Olson, revered as one of the great twentieth century American poets, was never readily available in the UK. You could read about him and the work of his pupils but rarely could you get your hands on the poetry of the man himself. I was once standing on the poetry balcony at the second iteration of the Welsh Arts Council’s Oriel Bookshop. The one in the Friary, Cardiff, at a time when commerce was beginning to rear its difficult head. I was manager. I was showing Andrew Motion around. “What I’d like to see,” I said, waving at the endless shelves of titles, “is something like a collected Olson appear from Penguin. Wouldn’t that be a great idea?” There was silence. Motion was still. Then he spoke. “No. I don’t think so,” was all the future poet laureate said.

Monday, 12 December 2011

First Words Best Words

For some Allen Ginsberg, at the heart of the last century, is the man who started it all. He was the one who made poetry thrilling, who made it vital, who made it something that the young wanted to engage with, who used it as a weapon of resistance that had authorities rushing to investigate and ban him. The man who made poetry so bloody appealing and who made it so easy to get on board. For others he was simply a bearded, balding hippie who smoked too much dope and took himself far too seriously. Not me, not Bob Dylan, nor a host of others. For us Ginsberg set the motor running.

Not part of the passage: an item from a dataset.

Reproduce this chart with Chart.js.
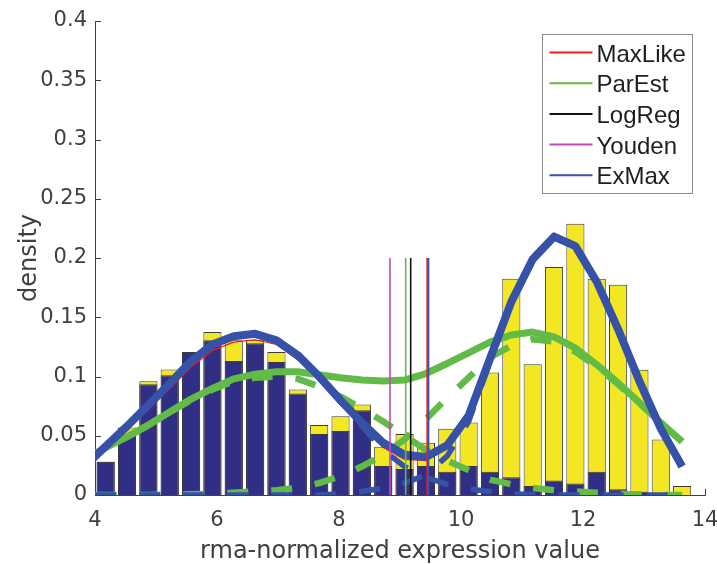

He invented things. Breath length. A long verse line that went on for as long as there was breath inside the poet to read it. Once the breath ran out so, too, did the line. A poetry that filled the page. Then there was first words, best words. Get it down as fast as it arrives and in the order that it comes. Hold back from rewriting, the spontaneity and energy might dissipate. That led to a whole raft of followers churning out their first thoughts and leaving them as they were, unamended, unmoulded, sitting there in their ragged and unfixed glory. Easy poesy. Too much really. But the Beats were into spontaneous bop prosody, ways of making their thoughts align with the horn solos of the bebop jazzmen they so admired.

Yet despite Ginsberg’s teachings it’s my belief that rewriting is about as essential as coming up with the words in the first place. Nothing ever arrives complete. Everything needs some consideration. How much is what poetry is about.

First words, bets words, one side of the argument. “On the other is the belief that intuition provides only so much raw material, which the revision process shapes, much as a sculptor shapes his stone. Baudelaire mocked those writers who “make a parade of negligence, aiming at a masterpiece with their eyes shut, full of confidence in disorder, and expecting letters thrown up at the ceiling to fall down again as a poem on the floor.””” That’s from Stephen Dobyns’ Best Words, Best Order: essays on poetry. Like Baudelaire Dobyns is no slouch when it comes to verse. And here I think he’s got it right.

For me I’ll go through any number of changes. Leave the thing lying and then sneak up on it and see how it looks. Inevitably something not spotted before will now need fixing. But there’s a limit. Robert Graves made a virtue of rewriting and there are tales, apocryphal no doubt, of him making fifty drafts and even then not feeling he’d made the poem work.

Readings help. You try the thing out in the air and suddenly it starts sounding so different from how did back there on the page. Bits don’t gel, don’t slide, go on for far too long. You take the text home and you change it ready for next time. And next time if the bumps are still in place you take it home and change it again.

If you have a look at Ginsberg’s original manuscript for his masterwork, Howl, you’ll see that he’s made any number of changes himself. Howl did not arrive in the night, fully formed, even if that’s the myth some like to promote. It was the result of concentrated effort and a considerable amount of editing.

First thoughts, best thoughts. It’s a great idea. But for poetry first words, best words – maybe ultimately not.

Thursday, 1 December 2011

How Old Do You Need To Be?


Do you need to be young to cut at the edge? Maybe the best thing is to burn bright and soon and then vanish. Arthur Rimbaud did this. J D Salinger too. Not quite one hit wonders but writers who said what they had to and then removed themselves from the literary scene. Other concerns, other fears, other things to do.

The alternative is to die. And to do that while still at the precipice of promise or, certainly, with still a lot in there to give. Jimi Hendrix, Shelley, Byron, Hart Crane, Emily Bronte, Sylvia Plath, Jim Morrison, Amy Winehouse, Buddy Holly. Not many from Wales. Round here in the rain we tend to resolutely hang on.

When I was young I firmly believed that it all happened then. Now I’m no longer I don’t. Big Bill Broonzy, I often quote, did not learn to play a guitar until he was forty. That gives credibility to the state of the late starter. Everything is still possible – and that despite your eyes starting to fail and the fat arriving. Although it turns out that Big Bill was nearer thirty when he bought his first guitar. He actually played the fiddle before that.

No matter. Can we still be at the cutting edge in retirement? Bob Cobbing was, roaring his sonic poetic wonders until well into his eighties. Although it can and has been argued that his ground-breaking all happened when he was much younger. The latter-day work was mere permutation, extension and repeat.

I’m really not sure.

But I am certain that the future should be firmly in the hands of those who are going to occupy it. That includes the whole digital text, end of the book as we know it rigmarole too. I’ve said it before and I’ll do so here again, critical articles in Planet notwithstanding. The ultimate future is no longer with hard copy print. Those who love paper will be safe until they die out. But then the keyboard thumb will become master.

Meanwhile the older person still rocks. Just about.